Retinal pigment epithelial damage, breakdown of the blood-retinal barrier, and retinal inflammation in dogs with primary glaucoma.

Publications // Richard Dubielzig // Nov 01 2007

PubMed ID: 17973843

Author(s): Mangan BG, Al-Yahya K, Chen CT, Gionfriddo JR, Powell CC, Dubielzig RR, Ehrhart EJ, Madl JE. Retinal pigment epithelial damage, breakdown of the blood-retinal barrier, and retinal inflammation in dogs with primary glaucoma. Vet Ophthalmol. 2007 Nov-Dec;10 Suppl 1:117-24. PMID 17973843

Journal: Veterinary Ophthalmology, Volume 10 Suppl 1,

OBJECTIVE This paper aims to determine if abnormalities of the retinal pigment epithelium (RPE) and retinal inflammation occur in primary glaucoma.

PROCEDURE Twenty-three canine globes with primary glaucoma, goniodysgenesis, and elevated intraocular pressure were evaluated. Sections from 6 control and 23 glaucomatous canine globes were stained with hematoxylin and eosin, Griffonia simplicifolia isolectin B4, or immunohistochemically stained for CD3 or albumin. The retinal sections were evaluated with light microscopy for morphological and immunohistochemical evidence of pigmentary changes and inflammation.

RESULTS Abnormal pigmented cells including displaced RPE cells and macrophages (identified by lectin binding) were found in the neuroretinas and vitreous bodies of glaucomatous eyes. Other abnormalities included hypertrophy of RPE cells and loss of RPE continuity. Regions of neuroretina with more displaced pigment had fewer remaining neurons. Signs of retinal inflammation found in glaucomatous eyes included infiltration with leukocytes, retinal swelling, and albumin leakage from vessels.
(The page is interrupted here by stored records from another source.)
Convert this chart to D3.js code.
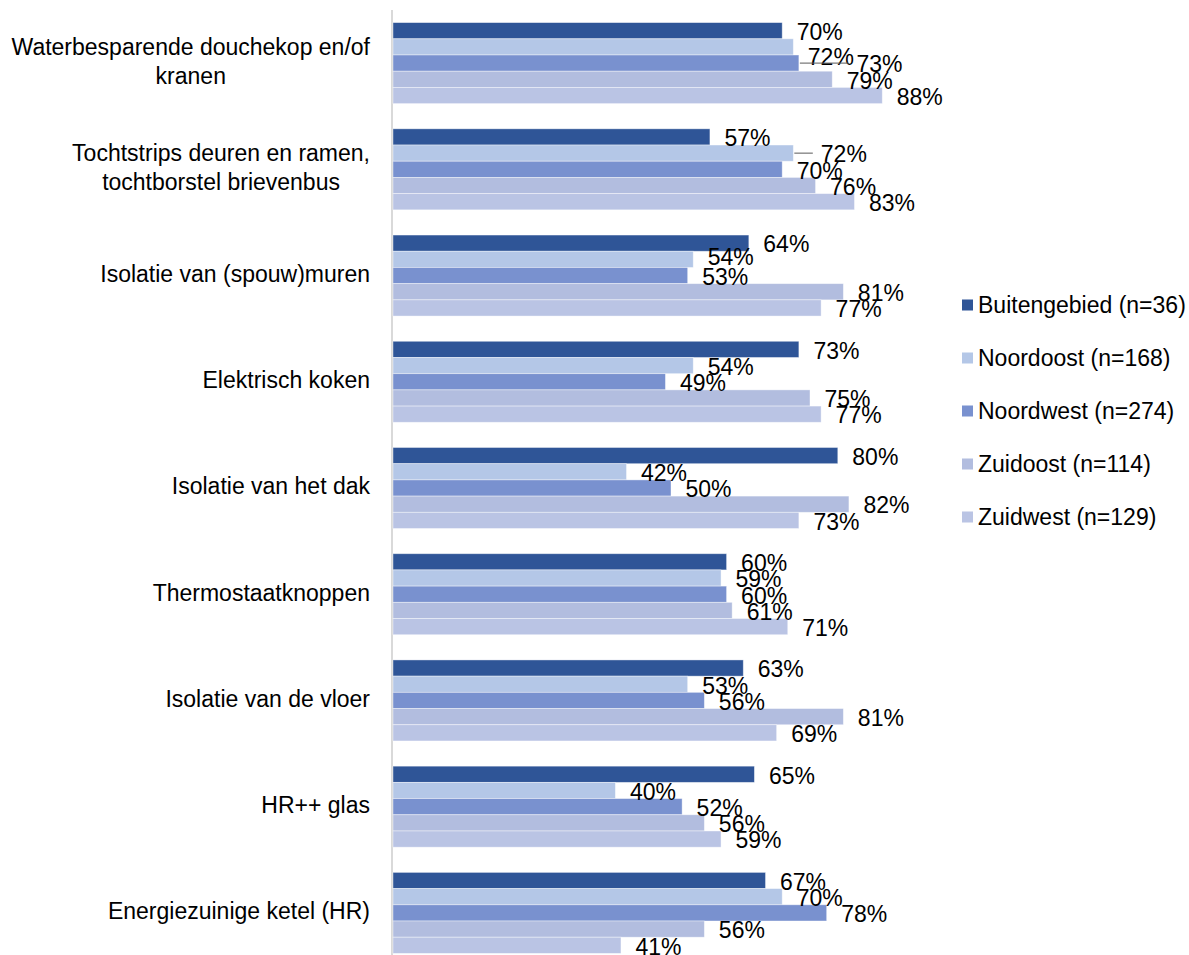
<!DOCTYPE html>
<html>
<head>
<meta charset="utf-8">
<script src="https://cdn.jsdelivr.net/npm/d3@7"></script>
<style>
  body { margin: 0; background: #fff; }
  svg { display: block; font-family: "Liberation Sans", Arial, sans-serif; }
</style>
</head>
<body>
<svg id="chart" width="1189" height="955"></svg>
<script>
// ---- data ----
const categories = [
  ["Waterbesparende douchekop en/of", "kranen"],
  ["Tochtstrips deuren en ramen,", "tochtborstel brievenbus"],
  ["Isolatie van (spouw)muren"],
  ["Elektrisch koken"],
  ["Isolatie van het dak"],
  ["Thermostaatknoppen"],
  ["Isolatie van de vloer"],
  ["HR++ glas"],
  ["Energiezuinige ketel (HR)"]
];
const seriesNames = [
  "Buitengebied (n=36)",
  "Noordoost (n=168)",
  "Noordwest (n=274)",
  "Zuidoost (n=114)",
  "Zuidwest (n=129)"
];
const buitengebied = [70, 57, 64, 73, 80, 60, 63, 65, 67];
const noordoost    = [72, 72, 54, 54, 42, 59, 53, 40, 70];
const noordwest    = [73, 70, 53, 49, 50, 60, 56, 52, 78];
const zuidoost     = [79, 76, 81, 75, 82, 61, 81, 56, 56];
const zuidwest     = [88, 83, 77, 77, 73, 71, 69, 59, 41];
const seriesValues = [buitengebied, noordoost, noordwest, zuidoost, zuidwest];

// ---- styles ----
const colors = ["#2F5597", "#B4C7E7", "#7991CF", "#B2BDDF", "#BAC4E4"];
// label collision nudges (category index, series index, dx, dy, leader)
const nudges = [
  { c: 0, s: 1, dx: 0, dy: 9, leader: false },
  { c: 0, s: 2, dx: 43, dy: 0, leader: true },
  { c: 1, s: 1, dx: 13, dy: 0, leader: true },
  { c: 2, s: 1, dx: 0, dy: -4, leader: false }
];

const svg = d3.select("#chart");
const fontSize = 23;

const catKeys = categories.map((d, i) => i);
const y0 = d3.scaleBand().domain(catKeys).range([10, 966])
  .paddingInner(0.2373).paddingOuter(0.1186);
const y1 = d3.scaleBand().domain(d3.range(seriesNames.length)).range([0, y0.bandwidth()]);
const x = d3.scaleLinear().domain([0, 100]).range([393, 949]);

// axis line
svg.append("line")
  .attr("x1", 392).attr("x2", 392)
  .attr("y1", 10).attr("y2", 955)
  .attr("stroke", "#D9D9D9").attr("stroke-width", 2);

const data = [];
categories.forEach((cat, ci) => {
  seriesValues.forEach((vals, si) => {
    data.push({ ci, si, v: vals[ci] });
  });
});

// bars
svg.append("g").selectAll("rect").data(data).join("rect")
  .attr("x", x(0))
  .attr("y", d => y0(d.ci) + y1(d.si))
  .attr("width", d => x(d.v) - x(0))
  .attr("height", y1.bandwidth())
  .attr("fill", d => colors[d.si])
  .attr("stroke", "#ffffff")
  .attr("stroke-opacity", 0.5)
  .attr("stroke-width", 0.8);

// labels
const gl = svg.append("g");
data.forEach(d => {
  const n = nudges.find(q => q.c === d.ci && q.s === d.si);
  const dx = n ? n.dx : 0, dy = n ? n.dy : 0;
  const bx = x(d.v);
  const cy = y0(d.ci) + y1(d.si) + y1.bandwidth() / 2;
  const lx = bx + 14.5 + dx;
  const ly = cy + 1 + dy;
  if (n && n.leader) {
    gl.append("line")
      .attr("x1", bx + 1).attr("x2", lx - 8)
      .attr("y1", cy).attr("y2", cy)
      .attr("stroke", "#595959").attr("stroke-width", 1);
  }
  gl.append("text")
    .attr("x", lx).attr("y", ly)
    .attr("dy", "0.36em")
    .attr("font-size", fontSize)
    .attr("fill", "#000")
    .text(d.v + "%");
});

// category labels
const gc = svg.append("g");
categories.forEach((lines, ci) => {
  const cy = y0(ci) + y0.bandwidth() / 2;
  const lh = 29;
  const t = gc.append("text")
    .attr("font-size", fontSize)
    .attr("fill", "#000")
    .attr("text-anchor", "middle");
  // measure widest line to right-align the block at x=370
  const tmp = gc.append("text").attr("font-size", fontSize);
  let maxW = 0;
  lines.forEach(l => { tmp.text(l); maxW = Math.max(maxW, tmp.node().getComputedTextLength()); });
  tmp.remove();
  const centerX = 370 - maxW / 2;
  lines.forEach((l, li) => {
    t.append("tspan")
      .attr("x", centerX)
      .attr("y", cy - 2 + (li - (lines.length - 1) / 2) * lh)
      .attr("dy", "0.36em")
      .text(l);
  });
});

// legend
const lg = svg.append("g");
seriesNames.forEach((name, i) => {
  const cy = 305 + i * 53;
  lg.append("rect")
    .attr("x", 962).attr("y", cy - 5.5)
    .attr("width", 11).attr("height", 11)
    .attr("fill", colors[i]);
  lg.append("text")
    .attr("x", 978).attr("y", cy)
    .attr("dy", "0.36em")
    .attr("font-size", fontSize)
    .attr("fill", "#000")
    .text(name);
});
</script>
</body>
</html>
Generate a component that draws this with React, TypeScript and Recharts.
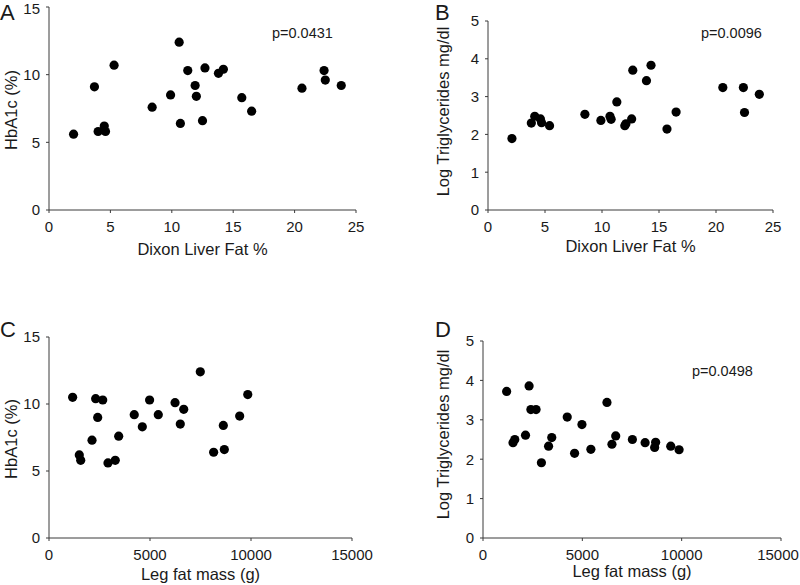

Accumulation of perivascular CD3-positive T lymphocytes also occurred in glaucomatous retinas. Chronic glaucomatous retinas had increased pigmentary changes, fewer neutrophils, and less swelling than acute glaucomatous retinas.

CONCLUSIONS Disruption of the RPE, increased permeability of the vascular endothelium, accumulation of inflammatory cells, and retinal swelling or thinning occur in canine primary glaucoma. The displacement of pigment and accumulation of inflammatory cells in the neuroretina suggests that inflammation may be an important contributor to retinal damage.